Mexican novelist and playwright Élmer Mendoza will speak about his work and the “narcoliterature” genre at American University this Thursday.
Mendoza, a native of a Sinaloa, a northern Mexican state home to the notorious Sinaloa cartel and some of the country’s worst drug-trafficking violence, is a “narcoliterature” pioneer. In interviews, he has likened the popular Latin American genre to art forms such as painting, film or the narco corrido that use the imagination to contextualize the cruel realities of Mexico’s drug war.

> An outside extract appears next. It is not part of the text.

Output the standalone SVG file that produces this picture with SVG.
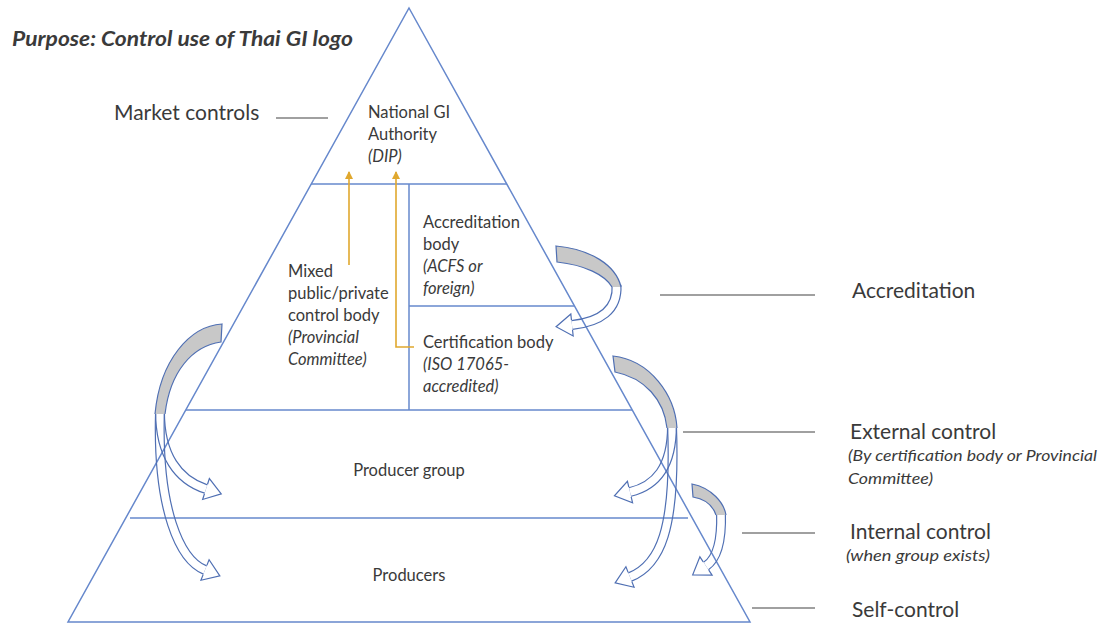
<svg xmlns="http://www.w3.org/2000/svg" width="1116" height="624" viewBox="0 0 1116 624">
<style>
text{font-family:Lato,"Liberation Sans",sans-serif;fill:#3a3a3a}
.in{font-size:16.5px}
.it{font-style:italic}
.big{font-size:21px}
.sm{font-size:16px;font-style:italic}
.tri{fill:none;stroke:#6688cc;stroke-width:1.5}
.lab{stroke:#808080;stroke-width:1.6}
.bo{fill:none;stroke:#4f6fb3;stroke-width:10}
.mk{fill:none;stroke:#000000;stroke-width:7.6}
.gf{fill:#c8c8c8;stroke:none}
.gs{fill:none;stroke:#4f6fb3;stroke-width:1.2}
.or{fill:none;stroke:#e0a82e;stroke-width:1.6}
</style>
<defs>
<marker id="bh" markerUnits="userSpaceOnUse" viewBox="-2 -13 20 26" refX="0" refY="0" markerWidth="20" markerHeight="26" orient="auto">
<path d="M0,-5 L0,-11 L16,0 L0,11 L0,5" fill="none" stroke="#4f6fb3" stroke-width="1.2"/>
</marker>
<marker id="oh" markerUnits="userSpaceOnUse" viewBox="0 0 8 8" refX="7" refY="4" markerWidth="8" markerHeight="8" orient="auto">
<path d="M0,0 L8,4 L0,8 Z" fill="#e0a82e"/>
</marker>
<mask id="m1" maskUnits="userSpaceOnUse" x="0" y="0" width="1116" height="624"><rect width="1116" height="624" fill="#fff"/><path class="mk" d="M160,412 C160,455 178,480 206,489"/></mask>
<mask id="m2" maskUnits="userSpaceOnUse" x="0" y="0" width="1116" height="624"><rect width="1116" height="624" fill="#fff"/><path class="mk" d="M160,412 C157,510 180,560 205,570"/></mask>
<mask id="m3" maskUnits="userSpaceOnUse" x="0" y="0" width="1116" height="624"><rect width="1116" height="624" fill="#fff"/><path class="mk" d="M672,426 C672,468 655,486 630,492"/></mask>
<mask id="m4" maskUnits="userSpaceOnUse" x="0" y="0" width="1116" height="624"><rect width="1116" height="624" fill="#fff"/><path class="mk" d="M672,426 C676,530 660,565 630,577"/></mask>
<mask id="m5" maskUnits="userSpaceOnUse" x="0" y="0" width="1116" height="624"><rect width="1116" height="624" fill="#fff"/><path class="mk" d="M721,513 C722,545 715,560 706,566"/></mask>
<mask id="m6" maskUnits="userSpaceOnUse" x="0" y="0" width="1116" height="624"><rect width="1116" height="624" fill="#fff"/><path class="mk" d="M616.5,285 C618,310 600,322 572,325"/></mask>
</defs>
<rect width="1116" height="624" fill="#ffffff"/>
<g id="pyramid">
<polygon class="tri" points="409,8 750,622 68,622"/>
<line class="tri" x1="311" y1="184" x2="507" y2="184"/>
<line class="tri" x1="409" y1="184" x2="409" y2="410"/>
<line class="tri" x1="409" y1="306" x2="574" y2="306"/>
<line class="tri" x1="186" y1="410" x2="632" y2="410"/>
<line class="tri" x1="130" y1="518" x2="688" y2="518"/>
</g>
<g id="title"><text x="12" y="46" textLength="341" lengthAdjust="spacingAndGlyphs" style="font-size:21px;font-weight:bold;font-style:italic">Purpose: Control use of Thai GI logo</text></g>
<g id="market"><text class="big" x="114" y="120">Market controls</text></g>
<g id="authority"><text class="in" x="368" y="118">National GI</text><text class="in" x="368" y="140">Authority</text><text class="in it" x="368" y="162">(DIP)</text></g>
<g id="accbody"><text class="in" x="423" y="228">Accreditation</text><text class="in" x="423" y="250">body</text><text class="in it" x="423" y="272">(ACFS or</text><text class="in it" x="423" y="294">foreign)</text></g>
<g id="mixed"><text class="in" x="288" y="277">Mixed</text><text class="in" x="288" y="299">public/private</text><text class="in" x="288" y="321">control body</text><text class="in it" x="288" y="343">(Provincial</text><text class="in it" x="288" y="365">Committee)</text></g>
<g id="certbody"><text class="in" x="423" y="348">Certification body</text><text class="in it" x="423" y="370">(ISO 17065-</text><text class="in it" x="423" y="392">accredited)</text></g>
<g id="group"><text class="in" x="409" y="476" text-anchor="middle">Producer group</text></g>
<g id="producers"><text class="in" x="409" y="581" text-anchor="middle">Producers</text></g>
<g id="lbl-acc"><text class="big" x="852" y="298">Accreditation</text></g>
<g id="lbl-ext"><text class="big" x="850" y="439">External control</text><text class="sm" x="848" y="461" textLength="249" lengthAdjust="spacingAndGlyphs">(By certification body or Provincial</text><text class="sm" x="848" y="484" textLength="85" lengthAdjust="spacingAndGlyphs">Committee)</text></g>
<g id="lbl-int"><text class="big" x="850" y="539">Internal control</text><text class="sm" x="846" y="561" textLength="144" lengthAdjust="spacingAndGlyphs">(when group exists)</text></g>
<g id="lbl-self"><text class="big" x="852" y="617">Self-control</text></g>
<g id="connectors">
<line class="lab" x1="276" y1="118" x2="328" y2="118"/>
<line class="lab" x1="660" y1="295" x2="815" y2="295"/>
<line class="lab" x1="683" y1="432" x2="815" y2="432"/>
<line class="lab" x1="742" y1="533" x2="815" y2="533"/>
<line class="lab" x1="752" y1="608" x2="815" y2="608"/>
<path class="or" d="M349,265 L349,172" marker-end="url(#oh)"/>
<path class="or" d="M414,347 L396,347 L396,172" marker-end="url(#oh)"/>
<!-- left curved arrows -->
<path class="bo" mask="url(#m1)" d="M160,412 C160,455 178,480 206,489"/>
<path class="bo" mask="url(#m2)" d="M160,412 C157,510 180,560 205,570"/>
<path d="M160,412 C160,455 178,480 206,489" fill="none" stroke="none" stroke-width="10" marker-end="url(#bh)"/>
<path d="M160,412 C157,510 180,560 205,570" fill="none" stroke="none" stroke-width="10" marker-end="url(#bh)"/>
<path class="gf" d="M222,324 C190,326 160,360 155,414 L165,414 C170,372 192,346 221,342 Z"/>
<path class="gs" d="M155,414 C160,360 190,326 222,324 L221,342 C192,346 170,372 165,414"/>
<!-- right curved arrows -->
<path class="bo" mask="url(#m3)" d="M672,426 C672,468 655,486 630,492"/>
<path class="bo" mask="url(#m4)" d="M672,426 C676,530 660,565 630,577"/>
<path d="M672,426 C672,468 655,486 630,492" fill="none" stroke="none" marker-end="url(#bh)"/>
<path d="M672,426 C676,530 660,565 630,577" fill="none" stroke="none" marker-end="url(#bh)"/>
<path class="gf" d="M613,356 C650,360 675,395 677,428 L667,428 C664,400 645,378 615,372 Z"/>
<path class="gs" d="M677,428 C675,395 650,360 613,356 L615,372 C645,378 664,400 667,428"/>
<!-- small right arrow -->
<path class="bo" mask="url(#m5)" d="M721,513 C722,545 715,560 706,566"/>
<path d="M721,513 C722,545 715,560 706,566" fill="none" stroke="none" marker-end="url(#bh)"/>
<path class="gf" d="M692,484 C712,488 724,503 726,515 L716,515 C713,506 705,499 693,497 Z"/>
<path class="gs" d="M726,515 C724,503 712,488 692,484 L693,497 C705,499 713,506 716,515"/>
<!-- accreditation arrow -->
<path class="bo" mask="url(#m6)" d="M616.5,285 C618,310 600,322 572,325"/>
<path d="M616.5,285 C618,310 600,322 572,325" fill="none" stroke="none" marker-end="url(#bh)"/>
<path class="gf" d="M556,246 C590,249 616,265 621,287 L612,287 C605,275 585,265 557,262 Z"/>
<path class="gs" d="M621,287 C616,265 590,249 556,246 L557,262 C585,265 605,275 612,287"/>
</g>
</svg>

“I only want to tell a story. I do not want to moralize or make judgments. I do not want to live in fear, so I only write, imagine, and assume,” he told the Spanish newspaper El País in 2007.
His latest novel, Nombre de perro (The Dog’s Name), features the recurring character Edgar “El Zurdo” Mendieta, a detective with personal and political entanglements in the Mexican drug war. However, drug trafficking is only one of the many filters through which Mendoza portrays Mexican society and culture.
“Drug trafficking exists in his literary work, but it is not fundamentally about drugs. He uses it as an excuse to write,” said Dr. Ludy Grandas, one of the A.U. professors who will participate in the panel discussion of Mendoza’s work following the author’s remarks.
A winner of the 2007 Tusquets Award for his novel Balas de plata (Silver Bullets), Mendoza has written several novels and plays. He worked as a lecturer at the Autonomous University of Sinaloa. His growing popularity in Mexico reflects how art can portray cultural realities.
The Center for Latino and Latin American Studies at American University and the Mexican National Council for Culture and the Arts are hosting the lecture, which will take place at the university’s Katzen Arts Center. A reception will follow the panel.